INSTRUCTIONS TO FOLLOW -
Within the records that follow, restate exactly the lines from the line with "Recreate this image" down to the line with "ax = fig.add_axes([53", including both. Omit the pictures.

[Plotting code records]
────
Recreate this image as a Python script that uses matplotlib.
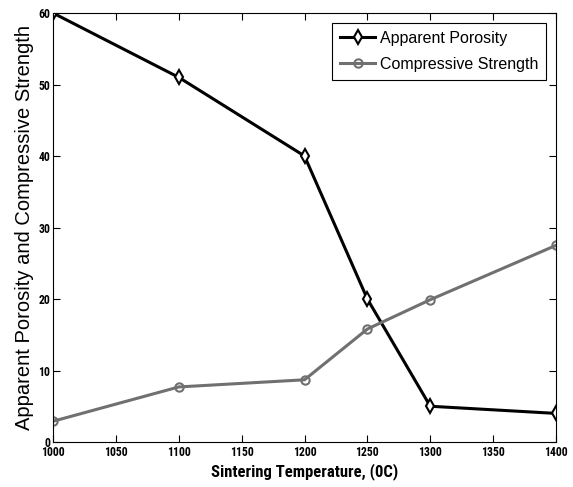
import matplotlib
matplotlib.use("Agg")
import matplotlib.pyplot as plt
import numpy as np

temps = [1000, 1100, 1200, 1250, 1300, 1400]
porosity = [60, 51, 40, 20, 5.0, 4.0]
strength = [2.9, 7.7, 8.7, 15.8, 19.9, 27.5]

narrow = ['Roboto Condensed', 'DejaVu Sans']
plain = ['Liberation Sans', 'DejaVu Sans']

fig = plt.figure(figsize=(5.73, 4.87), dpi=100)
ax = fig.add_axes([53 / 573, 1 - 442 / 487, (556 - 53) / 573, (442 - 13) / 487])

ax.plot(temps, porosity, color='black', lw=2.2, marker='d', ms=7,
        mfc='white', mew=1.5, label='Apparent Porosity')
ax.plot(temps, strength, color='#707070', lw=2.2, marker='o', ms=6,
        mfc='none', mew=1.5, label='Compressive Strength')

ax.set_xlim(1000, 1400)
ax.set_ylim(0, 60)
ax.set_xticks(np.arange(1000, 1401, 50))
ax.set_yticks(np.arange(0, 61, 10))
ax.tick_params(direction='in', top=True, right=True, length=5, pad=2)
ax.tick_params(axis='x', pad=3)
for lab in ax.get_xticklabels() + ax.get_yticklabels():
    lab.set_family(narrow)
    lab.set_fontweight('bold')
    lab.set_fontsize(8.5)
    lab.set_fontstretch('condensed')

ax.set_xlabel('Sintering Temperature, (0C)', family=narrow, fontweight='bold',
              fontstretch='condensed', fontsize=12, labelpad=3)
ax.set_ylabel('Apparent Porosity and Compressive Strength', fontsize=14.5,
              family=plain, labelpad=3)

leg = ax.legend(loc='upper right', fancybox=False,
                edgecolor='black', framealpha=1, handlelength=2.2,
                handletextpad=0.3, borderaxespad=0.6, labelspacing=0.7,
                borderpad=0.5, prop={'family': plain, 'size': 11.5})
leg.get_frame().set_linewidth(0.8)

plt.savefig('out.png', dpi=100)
────
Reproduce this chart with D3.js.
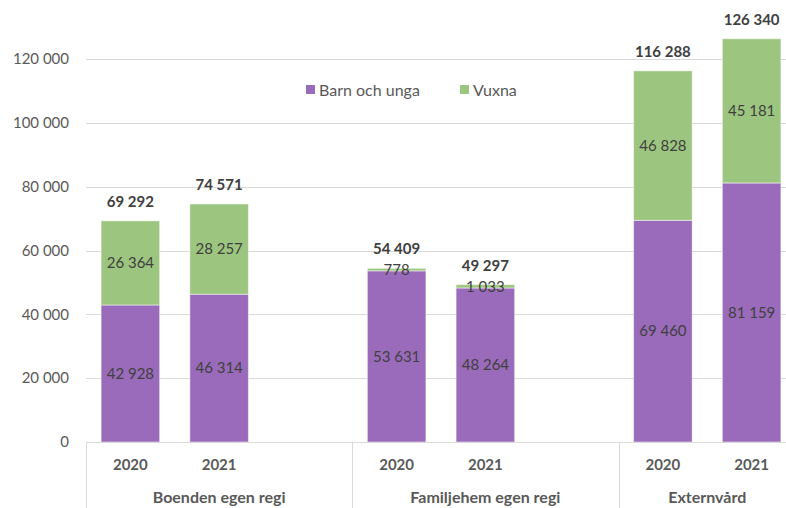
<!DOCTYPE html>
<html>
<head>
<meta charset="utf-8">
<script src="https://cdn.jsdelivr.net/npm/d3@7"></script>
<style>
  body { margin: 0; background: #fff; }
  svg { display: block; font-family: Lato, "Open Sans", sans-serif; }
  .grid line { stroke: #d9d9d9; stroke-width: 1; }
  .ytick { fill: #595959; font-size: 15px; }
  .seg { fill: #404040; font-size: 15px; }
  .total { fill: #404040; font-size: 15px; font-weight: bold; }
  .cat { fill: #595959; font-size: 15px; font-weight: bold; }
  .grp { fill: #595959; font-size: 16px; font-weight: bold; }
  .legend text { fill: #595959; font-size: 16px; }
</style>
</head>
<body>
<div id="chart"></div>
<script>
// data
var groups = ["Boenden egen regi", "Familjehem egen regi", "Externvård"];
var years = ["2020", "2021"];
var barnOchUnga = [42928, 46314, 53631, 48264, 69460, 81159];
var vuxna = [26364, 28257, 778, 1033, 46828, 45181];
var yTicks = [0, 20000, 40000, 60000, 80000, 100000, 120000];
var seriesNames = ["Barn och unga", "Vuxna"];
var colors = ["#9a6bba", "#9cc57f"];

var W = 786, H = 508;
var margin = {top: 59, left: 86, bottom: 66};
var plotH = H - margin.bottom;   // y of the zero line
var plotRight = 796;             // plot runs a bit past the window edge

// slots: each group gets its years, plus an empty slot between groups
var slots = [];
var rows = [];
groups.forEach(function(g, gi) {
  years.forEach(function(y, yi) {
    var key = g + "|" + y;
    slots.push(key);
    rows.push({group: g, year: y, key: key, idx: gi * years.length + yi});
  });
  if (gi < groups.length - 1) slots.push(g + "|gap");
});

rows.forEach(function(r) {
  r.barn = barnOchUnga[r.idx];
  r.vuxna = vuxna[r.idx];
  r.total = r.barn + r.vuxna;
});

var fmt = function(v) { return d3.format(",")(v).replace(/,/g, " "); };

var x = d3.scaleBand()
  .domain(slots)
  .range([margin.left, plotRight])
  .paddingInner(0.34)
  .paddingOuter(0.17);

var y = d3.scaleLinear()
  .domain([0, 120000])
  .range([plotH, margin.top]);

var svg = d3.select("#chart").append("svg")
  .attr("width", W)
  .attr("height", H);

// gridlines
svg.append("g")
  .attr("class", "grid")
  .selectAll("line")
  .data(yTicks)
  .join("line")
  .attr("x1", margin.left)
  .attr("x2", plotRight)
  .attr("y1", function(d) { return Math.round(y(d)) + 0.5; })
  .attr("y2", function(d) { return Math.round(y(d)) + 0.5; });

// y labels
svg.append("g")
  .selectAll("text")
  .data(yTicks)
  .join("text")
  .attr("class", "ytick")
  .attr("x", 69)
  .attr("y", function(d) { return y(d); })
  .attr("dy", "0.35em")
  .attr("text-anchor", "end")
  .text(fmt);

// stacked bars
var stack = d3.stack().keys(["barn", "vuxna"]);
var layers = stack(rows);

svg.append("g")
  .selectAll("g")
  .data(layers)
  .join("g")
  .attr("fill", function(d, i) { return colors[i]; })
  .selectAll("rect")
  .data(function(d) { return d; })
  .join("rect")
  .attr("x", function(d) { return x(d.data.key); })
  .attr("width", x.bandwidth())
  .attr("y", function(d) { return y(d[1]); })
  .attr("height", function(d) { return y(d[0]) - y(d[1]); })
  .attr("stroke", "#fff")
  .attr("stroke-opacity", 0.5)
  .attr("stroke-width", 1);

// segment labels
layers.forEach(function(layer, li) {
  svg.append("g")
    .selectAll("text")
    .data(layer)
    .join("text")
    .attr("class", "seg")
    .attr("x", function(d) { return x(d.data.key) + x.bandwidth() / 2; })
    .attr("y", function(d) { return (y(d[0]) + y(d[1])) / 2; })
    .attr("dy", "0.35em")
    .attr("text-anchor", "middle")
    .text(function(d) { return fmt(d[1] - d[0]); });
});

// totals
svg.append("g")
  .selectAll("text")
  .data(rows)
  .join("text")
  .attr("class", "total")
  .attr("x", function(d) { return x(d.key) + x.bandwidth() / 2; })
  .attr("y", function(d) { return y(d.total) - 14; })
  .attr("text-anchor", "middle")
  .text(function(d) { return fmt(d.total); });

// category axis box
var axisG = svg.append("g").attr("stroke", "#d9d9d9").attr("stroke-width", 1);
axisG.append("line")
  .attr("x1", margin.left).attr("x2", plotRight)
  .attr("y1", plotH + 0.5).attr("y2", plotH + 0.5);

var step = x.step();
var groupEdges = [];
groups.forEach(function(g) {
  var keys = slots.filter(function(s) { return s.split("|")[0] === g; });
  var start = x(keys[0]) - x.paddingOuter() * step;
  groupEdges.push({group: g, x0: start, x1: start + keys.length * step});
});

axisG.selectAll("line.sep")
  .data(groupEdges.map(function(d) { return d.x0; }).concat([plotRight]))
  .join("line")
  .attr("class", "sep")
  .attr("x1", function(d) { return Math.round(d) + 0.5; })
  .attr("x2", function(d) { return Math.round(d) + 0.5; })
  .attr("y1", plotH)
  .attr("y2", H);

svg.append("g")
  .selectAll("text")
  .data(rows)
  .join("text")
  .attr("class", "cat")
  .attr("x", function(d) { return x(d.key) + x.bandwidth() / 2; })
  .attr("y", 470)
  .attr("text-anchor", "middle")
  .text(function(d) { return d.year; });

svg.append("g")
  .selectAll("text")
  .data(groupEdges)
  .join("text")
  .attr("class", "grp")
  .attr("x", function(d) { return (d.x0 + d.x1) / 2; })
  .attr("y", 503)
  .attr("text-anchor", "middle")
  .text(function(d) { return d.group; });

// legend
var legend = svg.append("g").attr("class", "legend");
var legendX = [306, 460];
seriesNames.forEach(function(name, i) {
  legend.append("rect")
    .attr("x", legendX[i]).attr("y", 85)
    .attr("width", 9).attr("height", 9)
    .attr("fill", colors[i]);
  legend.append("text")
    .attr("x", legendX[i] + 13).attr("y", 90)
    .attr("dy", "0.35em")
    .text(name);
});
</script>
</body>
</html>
────
OUTPUT FOR THIS TASK -
Recreate this image as a Python script that uses matplotlib.
import matplotlib
matplotlib.use("Agg")
import matplotlib.pyplot as plt
import numpy as np

temps = [1000, 1100, 1200, 1250, 1300, 1400]
porosity = [60, 51, 40, 20, 5.0, 4.0]
strength = [2.9, 7.7, 8.7, 15.8, 19.9, 27.5]

narrow = ['Roboto Condensed', 'DejaVu Sans']
plain = ['Liberation Sans', 'DejaVu Sans']

fig = plt.figure(figsize=(5.73, 4.87), dpi=100)
ax = fig.add_axes([53 / 573, 1 - 442 / 487, (556 - 53) / 573, (442 - 13) / 487])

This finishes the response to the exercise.